[What is expected] Return the material exactly, first line through the line containing "3030, 3285, 3535, 3815, 4125, 4410];", and nothing more. Pictures stay out.

[Material]
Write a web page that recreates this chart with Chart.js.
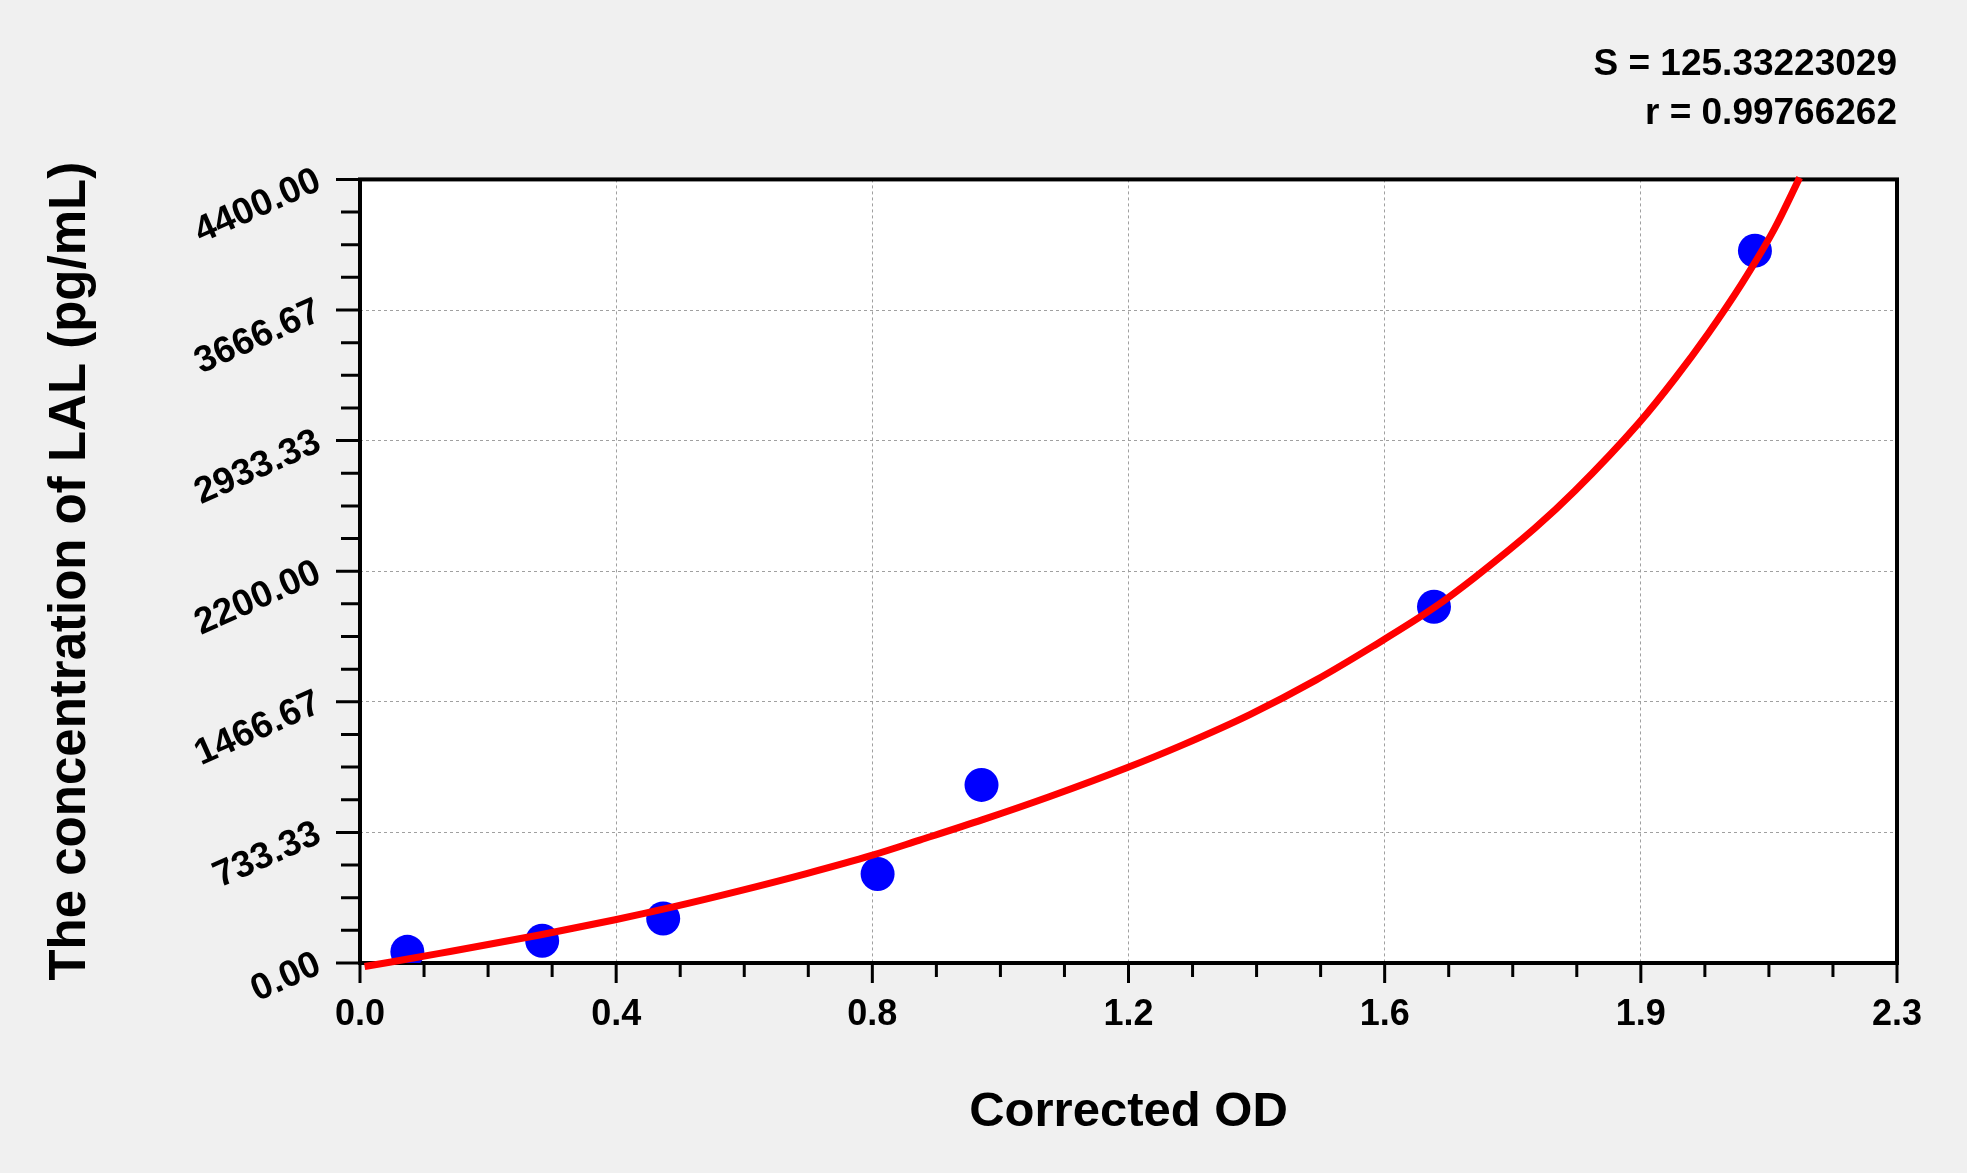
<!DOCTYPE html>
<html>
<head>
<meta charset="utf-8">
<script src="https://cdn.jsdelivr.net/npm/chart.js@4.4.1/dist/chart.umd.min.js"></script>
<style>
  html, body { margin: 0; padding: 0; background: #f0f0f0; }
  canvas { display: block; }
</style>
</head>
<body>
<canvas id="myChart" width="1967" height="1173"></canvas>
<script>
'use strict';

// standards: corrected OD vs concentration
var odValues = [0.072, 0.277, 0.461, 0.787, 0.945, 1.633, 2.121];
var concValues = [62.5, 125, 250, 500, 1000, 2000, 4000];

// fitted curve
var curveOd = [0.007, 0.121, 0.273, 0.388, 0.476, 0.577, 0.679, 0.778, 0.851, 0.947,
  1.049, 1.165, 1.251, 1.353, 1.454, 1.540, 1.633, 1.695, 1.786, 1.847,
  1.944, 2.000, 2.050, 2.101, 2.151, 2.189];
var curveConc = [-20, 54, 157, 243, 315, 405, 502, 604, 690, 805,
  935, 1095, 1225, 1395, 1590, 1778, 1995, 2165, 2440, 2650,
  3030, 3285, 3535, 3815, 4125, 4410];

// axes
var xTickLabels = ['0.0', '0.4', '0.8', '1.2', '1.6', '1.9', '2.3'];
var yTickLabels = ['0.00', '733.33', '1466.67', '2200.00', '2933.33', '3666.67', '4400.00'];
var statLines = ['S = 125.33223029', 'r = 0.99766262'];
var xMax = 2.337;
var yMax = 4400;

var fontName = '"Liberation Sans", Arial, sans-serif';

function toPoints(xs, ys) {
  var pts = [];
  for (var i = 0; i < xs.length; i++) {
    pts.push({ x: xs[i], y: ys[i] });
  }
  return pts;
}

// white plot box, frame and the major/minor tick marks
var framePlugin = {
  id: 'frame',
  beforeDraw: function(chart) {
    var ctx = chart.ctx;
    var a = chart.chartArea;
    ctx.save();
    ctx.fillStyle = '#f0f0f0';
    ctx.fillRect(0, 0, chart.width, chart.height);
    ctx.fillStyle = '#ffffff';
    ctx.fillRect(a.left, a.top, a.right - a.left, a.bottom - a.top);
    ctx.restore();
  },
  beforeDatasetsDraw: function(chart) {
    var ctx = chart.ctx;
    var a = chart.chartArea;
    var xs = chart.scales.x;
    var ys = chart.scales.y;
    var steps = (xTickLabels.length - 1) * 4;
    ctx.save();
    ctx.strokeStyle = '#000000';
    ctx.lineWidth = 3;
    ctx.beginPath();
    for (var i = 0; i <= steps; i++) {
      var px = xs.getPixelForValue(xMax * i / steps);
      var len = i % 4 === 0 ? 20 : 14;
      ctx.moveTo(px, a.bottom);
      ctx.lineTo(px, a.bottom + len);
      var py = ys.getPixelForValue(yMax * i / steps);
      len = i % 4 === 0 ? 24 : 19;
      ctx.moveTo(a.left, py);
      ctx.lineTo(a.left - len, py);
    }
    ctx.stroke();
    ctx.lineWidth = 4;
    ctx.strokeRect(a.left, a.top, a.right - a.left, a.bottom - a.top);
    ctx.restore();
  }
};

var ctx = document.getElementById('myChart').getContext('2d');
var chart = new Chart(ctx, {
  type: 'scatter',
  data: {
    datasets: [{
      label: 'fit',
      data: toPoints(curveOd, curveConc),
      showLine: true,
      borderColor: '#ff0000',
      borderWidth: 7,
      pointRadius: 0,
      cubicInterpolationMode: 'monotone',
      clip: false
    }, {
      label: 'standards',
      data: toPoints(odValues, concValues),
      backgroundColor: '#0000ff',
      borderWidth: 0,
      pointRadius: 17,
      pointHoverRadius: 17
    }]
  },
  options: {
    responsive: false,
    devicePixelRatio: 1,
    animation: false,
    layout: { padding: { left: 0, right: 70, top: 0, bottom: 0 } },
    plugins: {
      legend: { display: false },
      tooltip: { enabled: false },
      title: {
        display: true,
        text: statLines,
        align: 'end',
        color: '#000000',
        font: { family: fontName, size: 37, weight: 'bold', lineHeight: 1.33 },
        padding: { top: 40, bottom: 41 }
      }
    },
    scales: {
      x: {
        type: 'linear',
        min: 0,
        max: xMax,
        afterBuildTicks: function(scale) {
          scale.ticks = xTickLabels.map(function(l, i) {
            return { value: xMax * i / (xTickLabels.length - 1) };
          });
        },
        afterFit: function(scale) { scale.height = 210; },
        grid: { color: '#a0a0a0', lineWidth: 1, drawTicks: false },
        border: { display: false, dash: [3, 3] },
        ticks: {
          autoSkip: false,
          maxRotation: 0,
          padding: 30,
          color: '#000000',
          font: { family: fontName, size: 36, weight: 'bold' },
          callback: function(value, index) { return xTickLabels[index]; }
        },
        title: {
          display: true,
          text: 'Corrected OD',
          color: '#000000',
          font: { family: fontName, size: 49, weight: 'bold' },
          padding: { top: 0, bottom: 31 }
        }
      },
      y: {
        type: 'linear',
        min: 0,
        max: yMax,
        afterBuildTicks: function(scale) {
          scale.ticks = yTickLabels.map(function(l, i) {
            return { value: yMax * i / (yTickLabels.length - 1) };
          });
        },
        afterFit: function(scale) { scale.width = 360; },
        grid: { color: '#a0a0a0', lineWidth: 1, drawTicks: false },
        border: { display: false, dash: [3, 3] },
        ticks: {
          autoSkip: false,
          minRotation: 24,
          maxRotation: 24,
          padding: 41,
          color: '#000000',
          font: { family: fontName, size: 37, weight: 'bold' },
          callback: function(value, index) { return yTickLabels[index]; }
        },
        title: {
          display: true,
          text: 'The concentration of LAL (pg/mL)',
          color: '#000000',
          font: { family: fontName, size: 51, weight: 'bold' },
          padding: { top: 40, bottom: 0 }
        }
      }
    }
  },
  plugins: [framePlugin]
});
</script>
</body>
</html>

[Worked solution]
Write a web page that recreates this chart with Chart.js.
<!DOCTYPE html>
<html>
<head>
<meta charset="utf-8">
<script src="https://cdn.jsdelivr.net/npm/chart.js@4.4.1/dist/chart.umd.min.js"></script>
<style>
  html, body { margin: 0; padding: 0; background: #f0f0f0; }
  canvas { display: block; }
</style>
</head>
<body>
<canvas id="myChart" width="1967" height="1173"></canvas>
<script>
'use strict';

// standards: corrected OD vs concentration
var odValues = [0.072, 0.277, 0.461, 0.787, 0.945, 1.633, 2.121];
var concValues = [62.5, 125, 250, 500, 1000, 2000, 4000];

// fitted curve
var curveOd = [0.007, 0.121, 0.273, 0.388, 0.476, 0.577, 0.679, 0.778, 0.851, 0.947,
  1.049, 1.165, 1.251, 1.353, 1.454, 1.540, 1.633, 1.695, 1.786, 1.847,
  1.944, 2.000, 2.050, 2.101, 2.151, 2.189];
var curveConc = [-20, 54, 157, 243, 315, 405, 502, 604, 690, 805,
  935, 1095, 1225, 1395, 1590, 1778, 1995, 2165, 2440, 2650,
  3030, 3285, 3535, 3815, 4125, 4410];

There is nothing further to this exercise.